Boost of market share: It is an inevitable outcome of a merger, as it multiplies the company’s scale, hence enhancing its market value. It leads to an increase in the proportion of market shares. Which in turn may result in an increase of share price. Additionally, such mergers or acquisitions can assist the merged companies in reducing costs and attaining a more advantageous competitive position.

Resource sharing: Company has the ability to utilize the resources of the merged entity in accordance with the agreed upon proportion outlined in their merger agreement. Moreover, in context of acquisitions, the acquiring company is deemed to obtain the assets and resources of the target company. Consequently, the act of resource sharing enables companies to enhance their operational capabilities.

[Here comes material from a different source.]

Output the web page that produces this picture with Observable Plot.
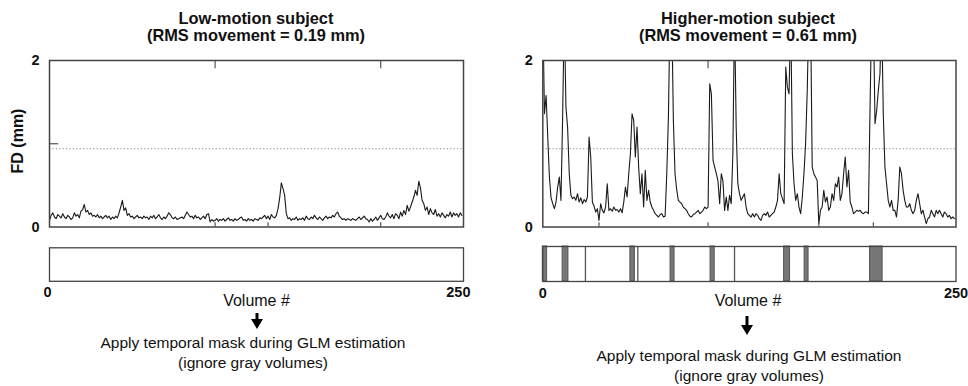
<!DOCTYPE html>
<html><head><meta charset="utf-8">
<script src="https://cdn.jsdelivr.net/npm/d3@7"></script>
<script src="https://cdn.jsdelivr.net/npm/@observablehq/plot@0.6"></script>
<style>
body{margin:0;background:#fff}
#chart{position:relative;width:968px;height:386px;overflow:hidden;background:#fff;font-family:"Liberation Sans",Arial,sans-serif;color:#111}
.abs{position:absolute;white-space:nowrap}
.title{font-weight:bold;font-size:16.4px;line-height:17px;text-align:center;transform:translateX(-50%)}
.vol{font-size:16px;line-height:18px;transform:translateX(-50%)}
.cap{font-size:15.5px;line-height:20px;text-align:center;transform:translateX(-50%)}
.ylab{font-weight:bold;font-size:16px;line-height:18px;transform:translate(-50%,-50%) rotate(-90deg)}
</style></head>
<body>
<div id="chart"></div>
<script>
// ---- data ----
const volumeTickLabels = [0, 250];
const fdTickLabels = [0, 2];
const threshold = [0.94];

const lowFD = [
0.08,0.14,0.17,0.12,0.10,0.15,0.13,0.11,0.16,0.12,
0.10,0.14,0.12,0.09,0.11,0.17,0.13,0.15,0.11,0.19,
0.21,0.27,0.18,0.20,0.15,0.17,0.13,0.14,0.12,0.15,
0.11,0.13,0.10,0.12,0.14,0.11,0.13,0.09,0.12,0.10,
0.13,0.11,0.17,0.24,0.32,0.20,0.23,0.14,0.16,0.12,
0.13,0.10,0.12,0.14,0.11,0.12,0.10,0.13,0.11,0.12,
0.09,0.13,0.11,0.14,0.10,0.12,0.15,0.11,0.09,0.12,
0.10,0.13,0.17,0.15,0.11,0.10,0.12,0.09,0.10,0.11,
0.12,0.10,0.14,0.18,0.15,0.12,0.13,0.10,0.14,0.11,
0.12,0.09,0.11,0.13,0.10,0.15,0.16,0.06,0.09,0.07,
0.08,0.10,0.07,0.09,0.08,0.10,0.07,0.09,0.11,0.08,
0.09,0.07,0.10,0.08,0.09,0.11,0.12,0.08,0.09,0.07,
0.10,0.08,0.09,0.07,0.10,0.09,0.08,0.11,0.10,0.12,
0.14,0.10,0.13,0.09,0.15,0.12,0.11,0.14,0.22,0.35,
0.53,0.46,0.38,0.16,0.10,0.11,0.08,0.10,0.09,0.12,
0.08,0.10,0.09,0.11,0.08,0.13,0.10,0.09,0.12,0.10,
0.14,0.11,0.09,0.12,0.10,0.08,0.11,0.13,0.10,0.12,
0.11,0.14,0.12,0.16,0.18,0.13,0.11,0.09,0.10,0.08,
0.10,0.09,0.08,0.10,0.09,0.08,0.10,0.12,0.09,0.11,
0.13,0.10,0.09,0.06,0.10,0.07,0.09,0.12,0.08,0.11,
0.14,0.10,0.09,0.12,0.17,0.13,0.11,0.15,0.10,0.16,
0.14,0.10,0.18,0.13,0.20,0.15,0.26,0.19,0.24,0.30,
0.36,0.44,0.38,0.55,0.47,0.32,0.28,0.20,0.24,0.15,
0.22,0.17,0.15,0.21,0.13,0.16,0.12,0.17,0.14,0.11,
0.15,0.13,0.18,0.12,0.17,0.14,0.16,0.12,0.17,0.14
];

const highFD = [
2.6,1.36,1.58,1.08,0.60,0.35,0.28,0.22,0.30,0.48,
0.60,0.32,1.32,2.6,1.44,1.20,0.64,0.38,0.34,0.36,
0.32,0.40,0.30,0.35,0.28,0.33,0.30,0.36,1.08,0.84,
0.30,0.25,0.18,0.22,0.08,0.28,0.20,0.17,0.24,0.52,
0.20,0.22,0.19,0.24,0.20,0.21,0.18,0.22,0.17,0.30,
0.48,0.36,0.64,0.88,1.36,1.28,0.84,1.20,0.72,0.40,
0.64,0.24,0.68,0.32,0.44,0.30,0.24,0.20,0.16,0.14,
0.12,0.15,0.16,0.12,0.13,0.64,1.32,2.6,2.6,1.28,
0.64,0.45,0.32,0.30,0.28,0.24,0.22,0.20,0.16,0.13,
0.12,0.15,0.16,0.18,0.20,0.16,0.18,0.20,0.24,0.22,
0.24,1.72,1.60,0.80,0.72,0.64,0.55,0.28,0.64,0.55,
0.20,0.36,0.20,0.38,0.28,0.88,2.6,1.20,0.52,0.40,
0.32,0.36,0.40,0.24,0.16,0.14,0.12,0.16,0.12,0.16,
0.14,0.10,0.08,0.14,0.16,0.14,0.18,0.12,0.14,0.16,
0.18,0.24,0.32,0.64,0.40,0.34,0.28,1.92,1.68,1.60,
2.6,0.88,0.52,0.32,0.40,0.24,0.16,0.36,0.64,1.00,
1.64,2.6,2.6,0.72,0.64,0.60,0.56,0.04,0.20,0.24,
0.44,0.30,0.36,0.20,0.24,0.40,0.32,0.52,0.48,0.60,
0.32,0.40,0.64,0.84,0.48,0.68,0.30,0.24,0.16,0.18,
0.20,0.19,0.20,0.17,0.16,0.18,0.18,0.16,1.44,2.6,
2.6,1.24,1.40,1.64,1.84,2.6,1.36,0.72,0.52,0.32,
0.24,0.32,0.20,0.20,0.12,0.32,0.72,0.64,0.44,0.32,
0.24,0.24,0.28,0.20,0.16,0.20,0.32,0.40,0.28,0.16,
0.20,0.12,0.04,0.10,0.12,0.20,0.16,0.12,0.20,0.16,
0.20,0.16,0.12,0.18,0.16,0.12,0.14,0.10,0.12,0.10
];

// censored (gray) volumes, high-motion subject
const highMaskStart = [0, 12, 53, 77.3, 101.5, 146, 158.4, 198];
const highMaskEnd   = [2.6, 15.5, 55.7, 79.7, 104, 149.6, 160.8, 205.6];
const highMaskSingle = [25.8, 57.5, 116];
const lowMaskStart = [];
const lowMaskEnd = [];
const lowMaskSingle = [];

const lowTopTicks = [100, 200];
const lowBottomTicks = [100, 132, 200];
const highTopTicks = [100];
const highBottomTicks = [34, 100, 167, 200];

const titles = {
  low: ["Low-motion subject", "(RMS movement = 0.19 mm)"],
  high: ["Higher-motion subject", "(RMS movement = 0.61 mm)"]
};
const axisLabelY = "FD (mm)";
const axisLabelX = "Volume #";
const captionLines = ["Apply temporal mask during GLM estimation", "(ignore gray volumes)"];

// ---- drawing ----
const chart = document.getElementById("chart");
function place(node, left, top) {
  const d = document.createElement("div");
  d.className = "abs";
  d.style.left = left + "px";
  d.style.top = top + "px";
  d.appendChild(node);
  chart.appendChild(d);
  return d;
}
function addText(cls, html, left, top) {
  const d = document.createElement("div");
  d.className = "abs " + cls;
  d.style.left = left + "px";
  d.style.top = top + "px";
  d.innerHTML = html;
  chart.appendChild(d);
}
const baseStyle = {fontFamily: "'Liberation Sans', Arial, sans-serif", fontSize: "14.5px", fontWeight: "bold", color: "#111", background: "transparent", overflow: "visible"};

function panel(opt) {
  const fdPlot = Plot.plot({
    width: 484, height: 240,
    marginLeft: opt.ml, marginRight: opt.mr, marginTop: 60, marginBottom: 13.5,
    style: baseStyle,
    x: {domain: [0, 250], axis: null},
    y: {domain: [0, 2], ticks: fdTickLabels, tickSize: 0, tickPadding: 10, label: null, tickFormat: d => String(d)},
    marks: [
      Plot.ruleY(threshold, {stroke: "#888", strokeWidth: 1, strokeDasharray: "1.2,2.2"}),
      Plot.lineY(opt.fd, {stroke: "#1a1a1a", strokeWidth: 1.1, clip: true}),
      Plot.ruleX(opt.topTicks, {y1: 2, y2: 1.9, stroke: "#555", strokeWidth: 1.2}),
      Plot.ruleX(opt.bottomTicks, {y1: 0, y2: 0.05, stroke: "#555", strokeWidth: 1.2}),
      Plot.ruleY(opt.sideTicks, {x1: 0, x2: 5.5, stroke: "#555", strokeWidth: 1.2}),
      Plot.frame({stroke: "#444", strokeWidth: 1.5})
    ]
  });
  place(fdPlot, opt.left, 0);

  const maskPlot = Plot.plot({
    width: 484, height: 80,
    marginLeft: opt.ml, marginRight: opt.mr, marginTop: opt.barTop, marginBottom: 80 - opt.barTop - opt.barH,
    style: baseStyle,
    x: {domain: [0, 250], axis: null},
    marks: [
      Plot.rect(opt.maskStart, {x1: d => d, x2: (d, i) => opt.maskEnd[i], fill: "#777", stroke: "#555", strokeWidth: 1}),
      Plot.ruleX(opt.maskSingle, {stroke: "#555", strokeWidth: 1.3}),
      Plot.frame({stroke: "#444", strokeWidth: 1.3}),
      Plot.text([volumeTickLabels[0]], {x: d => d, text: d => String(d), frameAnchor: "bottom", dy: 16, dx: opt.zeroDx, fill: "#111"}),
      Plot.text([volumeTickLabels[1]], {x: d => d, text: d => String(d), frameAnchor: "bottom", dy: 16, dx: opt.endDx, textAnchor: opt.endAnchor, fill: "#111"})
    ]
  });
  place(maskPlot, opt.left, 236);

  addText("title", opt.title[0] + "<br>" + opt.title[1], opt.cx, 9.5);
  addText("vol", axisLabelX, opt.volX, 292);
  addText("cap", captionLines[0] + "<br>" + captionLines[1], opt.capX, opt.capTop);

  const ns = "http://www.w3.org/2000/svg";
  const a = document.createElementNS(ns, "svg");
  const h = opt.arrowH;
  a.setAttribute("width", 16); a.setAttribute("height", h + 1);
  a.innerHTML = `<path d="M8 0 V${h - 8}" stroke="#000" stroke-width="3"/><path d="M2 ${h - 10} L14 ${h - 10} L8 ${h} Z" fill="#000"/>`;
  place(a, opt.arrowX - 8, opt.arrowTop);
}

panel({left: 0, ml: 49, mr: 21, fd: lowFD, topTicks: lowTopTicks, bottomTicks: lowBottomTicks, sideTicks: [1],
  maskStart: lowMaskStart, maskEnd: lowMaskEnd, maskSingle: lowMaskSingle, barTop: 11.3, barH: 33.5,
  zeroDx: -2, endDx: 7, endAnchor: "end", title: titles.low, cx: 256, volX: 256.5,
  capX: 253, capTop: 333, arrowX: 257, arrowTop: 313, arrowH: 16});
panel({left: 484, ml: 58.3, mr: 12.5, fd: highFD, topTicks: highTopTicks, bottomTicks: highBottomTicks, sideTicks: [],
  maskStart: highMaskStart, maskEnd: highMaskEnd, maskSingle: highMaskSingle, barTop: 10, barH: 35,
  zeroDx: 0, endDx: 0, endAnchor: "middle", title: titles.high, cx: 748, volX: 748,
  capX: 749, capTop: 346, arrowX: 747, arrowTop: 316, arrowH: 19});

addText("ylab", axisLabelY, 17.5, 141);
</script>
</body></html>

Growth of economies scale: It can be observed in the context of cross-border mergers or acquisitions, since it facilitates mass production and enables operation on a larger scale. The company size increases market share and confers favorable market position.

CHALLENGES:

Diversity: Each country has its own culture and product preferences. It must adapt to such variations and operate .in merged or target company marketplaces  while considering consumers and employees. Failure of balance cultural differences causes company losses.

Issues due to bankers, lawyers, regulations etc.: Documentation and compliance are common in cross-border mergers and acquisitions. Penalties for violating such regulations are severe. In such situations the currency and have different legislations which affects and slows down the process of mergers and acquisitions. Different law regulations complicate the deal and make them time consuming.

COMPARATIVE ANALYSIS:

The utilization of mergers and acquisitions has emerged as a prevalent approach to integrating commercial operations. The primary objective is to minimize expenses, capitalize on economies of scale, and concurrently enhance market presence. For a significant number of individuals, mergers are primarily perceived as a strategic approach aimed at enhancing financial performance through consolidation of resources and the reduction of expenses.

 

  INDIA UNITED KINGDOM
Cross border regulations governing body: India is overseen by the “Reserve Bank of India (RBI) and are guided by the provisions outlined in the Companies Act, 2013”.

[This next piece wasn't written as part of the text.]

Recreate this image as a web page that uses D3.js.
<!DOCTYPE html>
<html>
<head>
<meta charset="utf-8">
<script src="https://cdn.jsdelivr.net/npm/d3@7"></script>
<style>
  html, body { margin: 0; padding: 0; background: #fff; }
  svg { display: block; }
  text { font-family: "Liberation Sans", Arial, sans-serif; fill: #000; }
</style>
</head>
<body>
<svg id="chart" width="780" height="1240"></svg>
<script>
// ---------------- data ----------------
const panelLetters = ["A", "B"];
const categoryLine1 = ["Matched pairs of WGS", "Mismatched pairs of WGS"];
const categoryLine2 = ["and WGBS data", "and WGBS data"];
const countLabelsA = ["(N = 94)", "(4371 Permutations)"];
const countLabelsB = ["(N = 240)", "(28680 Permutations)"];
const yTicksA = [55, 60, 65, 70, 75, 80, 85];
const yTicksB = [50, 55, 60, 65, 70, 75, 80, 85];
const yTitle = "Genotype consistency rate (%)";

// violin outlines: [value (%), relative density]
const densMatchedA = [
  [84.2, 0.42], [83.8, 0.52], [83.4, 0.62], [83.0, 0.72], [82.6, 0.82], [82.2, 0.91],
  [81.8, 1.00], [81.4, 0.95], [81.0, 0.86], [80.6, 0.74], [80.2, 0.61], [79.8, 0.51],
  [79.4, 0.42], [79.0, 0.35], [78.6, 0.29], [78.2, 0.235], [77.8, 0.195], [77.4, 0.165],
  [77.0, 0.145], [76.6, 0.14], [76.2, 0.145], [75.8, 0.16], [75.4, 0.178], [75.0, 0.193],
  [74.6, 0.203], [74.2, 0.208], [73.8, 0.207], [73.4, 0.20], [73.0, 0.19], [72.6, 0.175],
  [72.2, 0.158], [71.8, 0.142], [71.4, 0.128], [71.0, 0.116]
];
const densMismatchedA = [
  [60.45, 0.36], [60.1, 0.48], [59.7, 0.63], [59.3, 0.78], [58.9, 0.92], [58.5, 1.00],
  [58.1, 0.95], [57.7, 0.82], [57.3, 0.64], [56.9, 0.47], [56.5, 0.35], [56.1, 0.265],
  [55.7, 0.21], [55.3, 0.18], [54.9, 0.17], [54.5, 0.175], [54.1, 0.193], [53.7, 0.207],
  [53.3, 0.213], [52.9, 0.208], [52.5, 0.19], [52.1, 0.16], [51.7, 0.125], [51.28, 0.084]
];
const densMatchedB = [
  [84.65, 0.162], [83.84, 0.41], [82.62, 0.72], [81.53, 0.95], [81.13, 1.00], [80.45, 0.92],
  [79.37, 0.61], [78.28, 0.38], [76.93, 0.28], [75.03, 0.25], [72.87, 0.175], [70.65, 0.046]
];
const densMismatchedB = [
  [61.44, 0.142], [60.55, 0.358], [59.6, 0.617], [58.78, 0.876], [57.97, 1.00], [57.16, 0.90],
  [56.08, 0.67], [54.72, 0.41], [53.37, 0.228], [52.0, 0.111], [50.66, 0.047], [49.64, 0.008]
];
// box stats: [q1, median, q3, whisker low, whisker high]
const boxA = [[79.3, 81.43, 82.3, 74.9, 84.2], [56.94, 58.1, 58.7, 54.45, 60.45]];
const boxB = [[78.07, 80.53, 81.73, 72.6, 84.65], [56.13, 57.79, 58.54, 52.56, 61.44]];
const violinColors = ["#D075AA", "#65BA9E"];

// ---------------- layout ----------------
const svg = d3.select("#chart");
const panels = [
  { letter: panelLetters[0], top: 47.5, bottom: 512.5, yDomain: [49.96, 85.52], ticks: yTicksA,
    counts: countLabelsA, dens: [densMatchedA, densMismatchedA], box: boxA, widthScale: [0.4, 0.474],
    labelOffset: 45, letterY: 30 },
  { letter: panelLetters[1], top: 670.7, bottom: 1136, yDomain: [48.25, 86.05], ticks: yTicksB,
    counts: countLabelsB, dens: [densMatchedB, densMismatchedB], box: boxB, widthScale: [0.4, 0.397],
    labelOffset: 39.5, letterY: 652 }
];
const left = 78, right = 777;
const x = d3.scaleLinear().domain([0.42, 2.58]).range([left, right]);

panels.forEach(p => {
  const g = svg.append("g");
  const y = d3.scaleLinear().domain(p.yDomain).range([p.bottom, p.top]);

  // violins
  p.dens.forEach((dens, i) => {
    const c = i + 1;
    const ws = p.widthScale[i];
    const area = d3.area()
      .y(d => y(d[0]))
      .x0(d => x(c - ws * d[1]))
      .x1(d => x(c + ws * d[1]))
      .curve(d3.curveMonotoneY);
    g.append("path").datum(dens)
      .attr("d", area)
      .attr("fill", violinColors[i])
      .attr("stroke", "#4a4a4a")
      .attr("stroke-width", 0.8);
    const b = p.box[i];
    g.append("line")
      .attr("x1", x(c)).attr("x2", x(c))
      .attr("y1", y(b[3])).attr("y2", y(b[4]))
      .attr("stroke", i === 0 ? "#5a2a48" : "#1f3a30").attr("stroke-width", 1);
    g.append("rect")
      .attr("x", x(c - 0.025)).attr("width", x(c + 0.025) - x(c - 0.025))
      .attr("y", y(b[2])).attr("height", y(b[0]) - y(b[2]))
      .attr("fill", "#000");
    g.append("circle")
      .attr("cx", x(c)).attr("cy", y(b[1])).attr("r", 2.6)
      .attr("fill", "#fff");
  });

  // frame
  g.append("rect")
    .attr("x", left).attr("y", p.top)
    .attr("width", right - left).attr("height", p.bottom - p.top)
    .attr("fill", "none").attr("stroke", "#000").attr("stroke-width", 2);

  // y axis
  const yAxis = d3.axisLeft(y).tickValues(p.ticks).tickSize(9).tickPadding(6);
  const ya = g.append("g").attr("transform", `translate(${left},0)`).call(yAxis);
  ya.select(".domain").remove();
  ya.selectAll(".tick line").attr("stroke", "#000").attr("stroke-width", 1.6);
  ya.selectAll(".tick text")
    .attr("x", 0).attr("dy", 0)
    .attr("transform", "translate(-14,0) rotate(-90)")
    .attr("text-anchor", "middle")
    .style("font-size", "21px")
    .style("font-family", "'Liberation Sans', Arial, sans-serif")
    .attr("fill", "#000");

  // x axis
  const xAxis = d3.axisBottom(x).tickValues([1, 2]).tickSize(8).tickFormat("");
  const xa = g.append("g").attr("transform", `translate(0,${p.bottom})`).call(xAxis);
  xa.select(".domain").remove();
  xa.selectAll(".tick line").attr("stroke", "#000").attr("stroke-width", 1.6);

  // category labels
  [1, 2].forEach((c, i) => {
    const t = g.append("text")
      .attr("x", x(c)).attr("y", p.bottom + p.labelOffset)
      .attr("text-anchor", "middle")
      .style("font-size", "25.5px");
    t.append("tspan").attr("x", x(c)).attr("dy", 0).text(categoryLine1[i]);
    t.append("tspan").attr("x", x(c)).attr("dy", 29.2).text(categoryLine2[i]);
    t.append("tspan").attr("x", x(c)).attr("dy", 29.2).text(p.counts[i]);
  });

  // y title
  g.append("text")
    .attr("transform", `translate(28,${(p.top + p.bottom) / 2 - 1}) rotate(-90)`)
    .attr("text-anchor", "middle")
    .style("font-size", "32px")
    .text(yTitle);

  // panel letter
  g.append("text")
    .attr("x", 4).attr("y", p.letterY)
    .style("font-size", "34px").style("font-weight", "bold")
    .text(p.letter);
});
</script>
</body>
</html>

RBI is also responsible for regulating foreign exchange rules, whilst the Companies Act, 2013 applies to the deals of mergers and acquisitions.

The enforcement of legislation dealing with cross border mergers and acquisitions in the United Kingdom is carried out by two regulatory bodies, namely the Financial Conduct Authority (FCA)[1] and the Takeover Panel[2]. “The financial conduct authority” is responsible for governing and regulating the companies and the Takeover code regulates activities related to mergers and acquisitions.

 

Regulatory In India, the approval is conferred by the “National Company Law Tribunal(NCLT) and RBI”. In United Kingdom, the approval is granted by “Financial Conduct Authority (FCA) and Competition and Markets Authority”.

 

Tax laws India has established particular tax rules which applies to cross border deals. The responsibility for managing tax implications in the United Kingdom lies with “Her Majesty’s Revenue and Customs (HMRC)”.
The disclosure regulations “In India, the Companies Act, 2013” requires companies to provide all information related to merger or acquisitions to their shareholders. In the UK, the Takeover Code establishes rules related to information disclosure to shareholders.

 

 

CONCLUSION

It can be inferred that the information provided supports the notion that takeovers are a fundamental element within the realm of capital markets, constituting an integral aspect of a country’s capital market system. The economic expansion of a nation encompasses the advancement of its capital markets. Therefore, it is imperative to implement regulations on the takeover code in order to facilitate the optimal economic development of the nation. Moreover, it is evident that the regulations align with the policy and ideological framework of the nation. While the United Kingdom tends to prioritize the shareholder- oriented approach in its takeover legislation, the Indian approach appears to strike a compromise between the state control to ensure fairness and maximization of value for stakeholders. However, the United Kingdom exhibits a significantly higher level of variation and frequency in the utilization of takeover defenses compared to India. In India emphasize on safeguarding the labor force, promoting welfare whereas in United Kingdom it prioritizes capital markets. “Cross-border mergers and acquisitions are complex and require careful consideration of the regulations for specific jurisdiction”. Companies have to understand the rules and regulations of India and United Kingdom to comply. Protection of national security interests may require limits on foreign ownership or control of particular industries or assets. Another essential aspect is competition law protects against anti-competitive behavior. In the end it states that Cross Border Merger and Acquisitions are complicated, but they promote accountability, responsibility in global business.